Word for word, quote all of the material, omitting the pictures.

[START Available data]

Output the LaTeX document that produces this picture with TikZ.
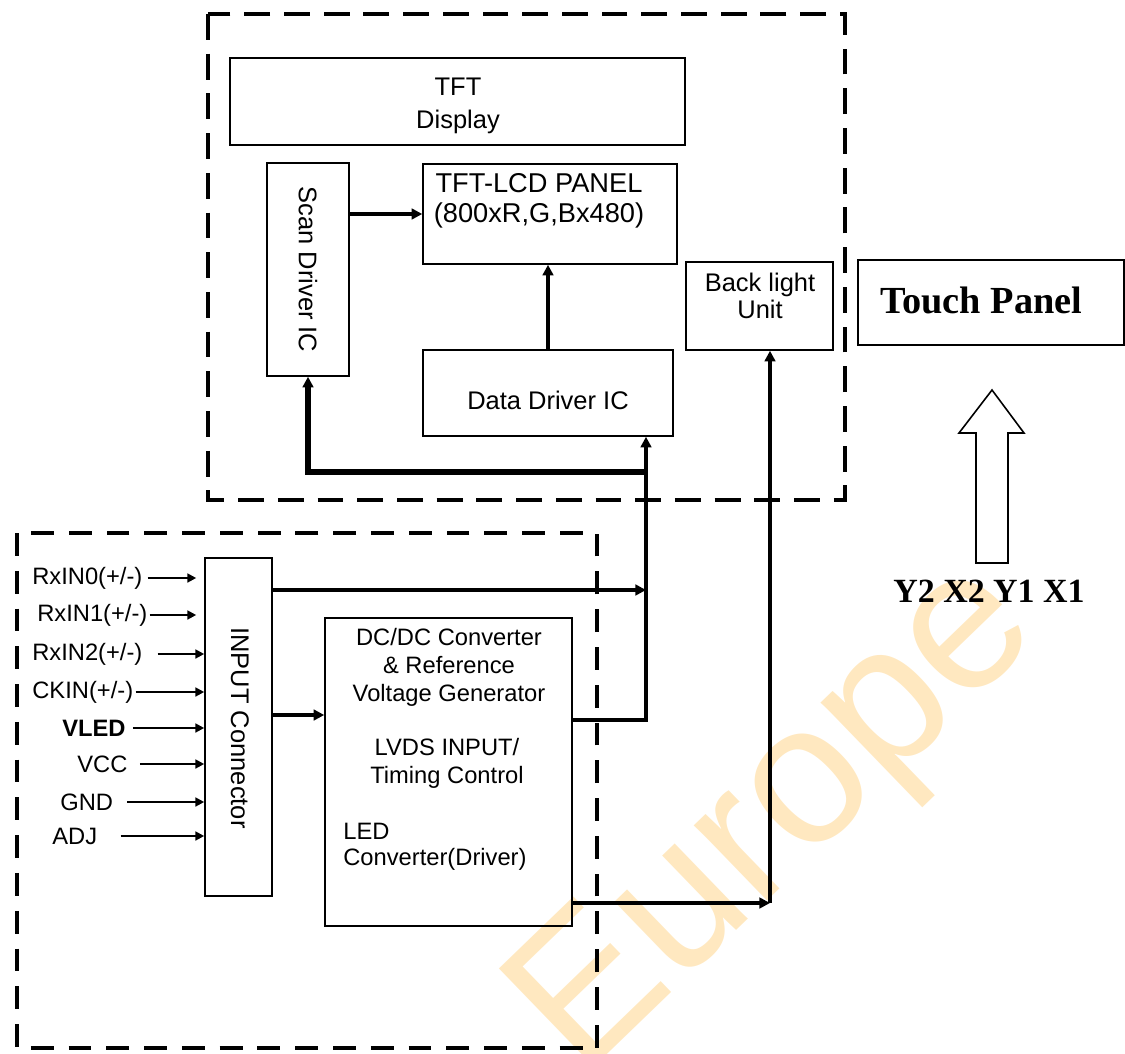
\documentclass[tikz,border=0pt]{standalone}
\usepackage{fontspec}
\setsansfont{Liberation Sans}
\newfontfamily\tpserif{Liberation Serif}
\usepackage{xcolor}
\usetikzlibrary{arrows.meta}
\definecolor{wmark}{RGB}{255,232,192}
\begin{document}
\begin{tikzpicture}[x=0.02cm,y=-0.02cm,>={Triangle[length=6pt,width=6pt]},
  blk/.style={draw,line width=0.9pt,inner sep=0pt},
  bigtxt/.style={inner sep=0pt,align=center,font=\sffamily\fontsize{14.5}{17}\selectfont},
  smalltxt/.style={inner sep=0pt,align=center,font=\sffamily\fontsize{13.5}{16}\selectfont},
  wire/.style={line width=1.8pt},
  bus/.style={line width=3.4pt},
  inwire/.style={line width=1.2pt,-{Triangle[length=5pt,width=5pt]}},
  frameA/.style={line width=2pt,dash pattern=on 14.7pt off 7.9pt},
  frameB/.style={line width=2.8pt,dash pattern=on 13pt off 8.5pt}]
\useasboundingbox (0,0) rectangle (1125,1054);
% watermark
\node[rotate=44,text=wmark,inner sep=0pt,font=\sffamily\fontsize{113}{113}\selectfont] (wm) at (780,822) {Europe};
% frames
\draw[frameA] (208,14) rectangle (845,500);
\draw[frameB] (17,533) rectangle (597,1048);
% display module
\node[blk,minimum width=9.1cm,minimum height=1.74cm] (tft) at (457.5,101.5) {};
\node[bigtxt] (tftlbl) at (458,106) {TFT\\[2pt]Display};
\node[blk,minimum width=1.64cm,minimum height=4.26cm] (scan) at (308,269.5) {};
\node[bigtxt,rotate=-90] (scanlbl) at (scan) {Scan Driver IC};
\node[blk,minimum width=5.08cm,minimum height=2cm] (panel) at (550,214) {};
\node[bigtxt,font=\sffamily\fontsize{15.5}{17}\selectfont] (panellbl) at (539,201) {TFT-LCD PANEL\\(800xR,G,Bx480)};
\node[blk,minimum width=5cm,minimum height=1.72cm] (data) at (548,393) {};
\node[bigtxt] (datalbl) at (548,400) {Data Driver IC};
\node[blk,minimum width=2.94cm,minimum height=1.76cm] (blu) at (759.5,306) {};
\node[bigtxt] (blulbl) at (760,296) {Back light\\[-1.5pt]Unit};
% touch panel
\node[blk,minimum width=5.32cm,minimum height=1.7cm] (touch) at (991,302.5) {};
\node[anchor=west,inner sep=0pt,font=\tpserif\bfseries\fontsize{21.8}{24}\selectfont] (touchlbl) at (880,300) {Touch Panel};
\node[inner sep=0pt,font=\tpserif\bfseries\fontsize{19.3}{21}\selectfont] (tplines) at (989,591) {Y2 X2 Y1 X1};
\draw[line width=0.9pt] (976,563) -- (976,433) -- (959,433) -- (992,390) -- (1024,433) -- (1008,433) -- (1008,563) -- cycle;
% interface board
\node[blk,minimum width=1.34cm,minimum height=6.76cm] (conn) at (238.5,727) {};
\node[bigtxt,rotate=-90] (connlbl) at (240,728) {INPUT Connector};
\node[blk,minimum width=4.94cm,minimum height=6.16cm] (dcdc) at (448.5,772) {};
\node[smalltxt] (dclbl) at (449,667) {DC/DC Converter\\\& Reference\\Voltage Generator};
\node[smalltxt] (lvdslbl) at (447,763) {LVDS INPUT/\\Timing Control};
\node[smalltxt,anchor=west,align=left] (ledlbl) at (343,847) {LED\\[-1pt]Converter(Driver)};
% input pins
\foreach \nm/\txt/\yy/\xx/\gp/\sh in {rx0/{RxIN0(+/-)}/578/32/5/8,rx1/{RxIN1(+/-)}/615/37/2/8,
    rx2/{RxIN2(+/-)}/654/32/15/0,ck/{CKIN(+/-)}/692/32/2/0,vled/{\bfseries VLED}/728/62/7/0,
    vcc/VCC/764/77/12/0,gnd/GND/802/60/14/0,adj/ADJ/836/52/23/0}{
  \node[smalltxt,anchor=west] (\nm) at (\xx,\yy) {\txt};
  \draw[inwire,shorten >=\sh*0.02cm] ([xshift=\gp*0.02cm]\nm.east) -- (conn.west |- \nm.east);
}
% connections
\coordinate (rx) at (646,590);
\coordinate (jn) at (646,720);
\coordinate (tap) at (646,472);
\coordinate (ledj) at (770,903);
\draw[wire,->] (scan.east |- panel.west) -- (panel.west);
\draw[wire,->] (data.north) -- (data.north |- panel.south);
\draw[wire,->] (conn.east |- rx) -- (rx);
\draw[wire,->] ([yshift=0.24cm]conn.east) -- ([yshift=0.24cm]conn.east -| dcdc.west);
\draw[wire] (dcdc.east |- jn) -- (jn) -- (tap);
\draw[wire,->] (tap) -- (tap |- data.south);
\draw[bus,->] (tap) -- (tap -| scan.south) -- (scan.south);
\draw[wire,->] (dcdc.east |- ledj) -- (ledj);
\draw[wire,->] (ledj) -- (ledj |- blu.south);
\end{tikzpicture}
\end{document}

[END Available data]

■ Response for this exercise ■
Output the LaTeX document that produces this picture with TikZ.
\documentclass[tikz,border=0pt]{standalone}
\usepackage{fontspec}
\setsansfont{Liberation Sans}
\newfontfamily\tpserif{Liberation Serif}
\usepackage{xcolor}
\usetikzlibrary{arrows.meta}
\definecolor{wmark}{RGB}{255,232,192}
\begin{document}
\begin{tikzpicture}[x=0.02cm,y=-0.02cm,>={Triangle[length=6pt,width=6pt]},
  blk/.style={draw,line width=0.9pt,inner sep=0pt},
  bigtxt/.style={inner sep=0pt,align=center,font=\sffamily\fontsize{14.5}{17}\selectfont},
  smalltxt/.style={inner sep=0pt,align=center,font=\sffamily\fontsize{13.5}{16}\selectfont},
  wire/.style={line width=1.8pt},
  bus/.style={line width=3.4pt},
  inwire/.style={line width=1.2pt,-{Triangle[length=5pt,width=5pt]}},
  frameA/.style={line width=2pt,dash pattern=on 14.7pt off 7.9pt},
  frameB/.style={line width=2.8pt,dash pattern=on 13pt off 8.5pt}]
\useasboundingbox (0,0) rectangle (1125,1054);
% watermark
\node[rotate=44,text=wmark,inner sep=0pt,font=\sffamily\fontsize{113}{113}\selectfont] (wm) at (780,822) {Europe};
% frames
\draw[frameA] (208,14) rectangle (845,500);
\draw[frameB] (17,533) rectangle (597,1048);
% display module
\node[blk,minimum width=9.1cm,minimum height=1.74cm] (tft) at (457.5,101.5) {};
\node[bigtxt] (tftlbl) at (458,106) {TFT\\[2pt]Display};
\node[blk,minimum width=1.64cm,minimum height=4.26cm] (scan) at (308,269.5) {};
\node[bigtxt,rotate=-90] (scanlbl) at (scan) {Scan Driver IC};
\node[blk,minimum width=5.08cm,minimum height=2cm] (panel) at (550,214) {};
\node[bigtxt,font=\sffamily\fontsize{15.5}{17}\selectfont] (panellbl) at (539,201) {TFT-LCD PANEL\\(800xR,G,Bx480)};
\node[blk,minimum width=5cm,minimum height=1.72cm] (data) at (548,393) {};
\node[bigtxt] (datalbl) at (548,400) {Data Driver IC};
\node[blk,minimum width=2.94cm,minimum height=1.76cm] (blu) at (759.5,306) {};
\node[bigtxt] (blulbl) at (760,296) {Back light\\[-1.5pt]Unit};
% touch panel
\node[blk,minimum width=5.32cm,minimum height=1.7cm] (touch) at (991,302.5) {};
\node[anchor=west,inner sep=0pt,font=\tpserif\bfseries\fontsize{21.8}{24}\selectfont] (touchlbl) at (880,300) {Touch Panel};
\node[inner sep=0pt,font=\tpserif\bfseries\fontsize{19.3}{21}\selectfont] (tplines) at (989,591) {Y2 X2 Y1 X1};
\draw[line width=0.9pt] (976,563) -- (976,433) -- (959,433) -- (992,390) -- (1024,433) -- (1008,433) -- (1008,563) -- cycle;
% interface board
\node[blk,minimum width=1.34cm,minimum height=6.76cm] (conn) at (238.5,727) {};
\node[bigtxt,rotate=-90] (connlbl) at (240,728) {INPUT Connector};
\node[blk,minimum width=4.94cm,minimum height=6.16cm] (dcdc) at (448.5,772) {};
\node[smalltxt] (dclbl) at (449,667) {DC/DC Converter\\\& Reference\\Voltage Generator};
\node[smalltxt] (lvdslbl) at (447,763) {LVDS INPUT/\\Timing Control};
\node[smalltxt,anchor=west,align=left] (ledlbl) at (343,847) {LED\\[-1pt]Converter(Driver)};
% input pins
\foreach \nm/\txt/\yy/\xx/\gp/\sh in {rx0/{RxIN0(+/-)}/578/32/5/8,rx1/{RxIN1(+/-)}/615/37/2/8,
    rx2/{RxIN2(+/-)}/654/32/15/0,ck/{CKIN(+/-)}/692/32/2/0,vled/{\bfseries VLED}/728/62/7/0,
    vcc/VCC/764/77/12/0,gnd/GND/802/60/14/0,adj/ADJ/836/52/23/0}{
  \node[smalltxt,anchor=west] (\nm) at (\xx,\yy) {\txt};
  \draw[inwire,shorten >=\sh*0.02cm] ([xshift=\gp*0.02cm]\nm.east) -- (conn.west |- \nm.east);
}
% connections
\coordinate (rx) at (646,590);
\coordinate (jn) at (646,720);
\coordinate (tap) at (646,472);
\coordinate (ledj) at (770,903);
\draw[wire,->] (scan.east |- panel.west) -- (panel.west);
\draw[wire,->] (data.north) -- (data.north |- panel.south);
\draw[wire,->] (conn.east |- rx) -- (rx);
\draw[wire,->] ([yshift=0.24cm]conn.east) -- ([yshift=0.24cm]conn.east -| dcdc.west);
\draw[wire] (dcdc.east |- jn) -- (jn) -- (tap);
\draw[wire,->] (tap) -- (tap |- data.south);
\draw[bus,->] (tap) -- (tap -| scan.south) -- (scan.south);
\draw[wire,->] (dcdc.east |- ledj) -- (ledj);
\draw[wire,->] (ledj) -- (ledj |- blu.south);
\end{tikzpicture}
\end{document}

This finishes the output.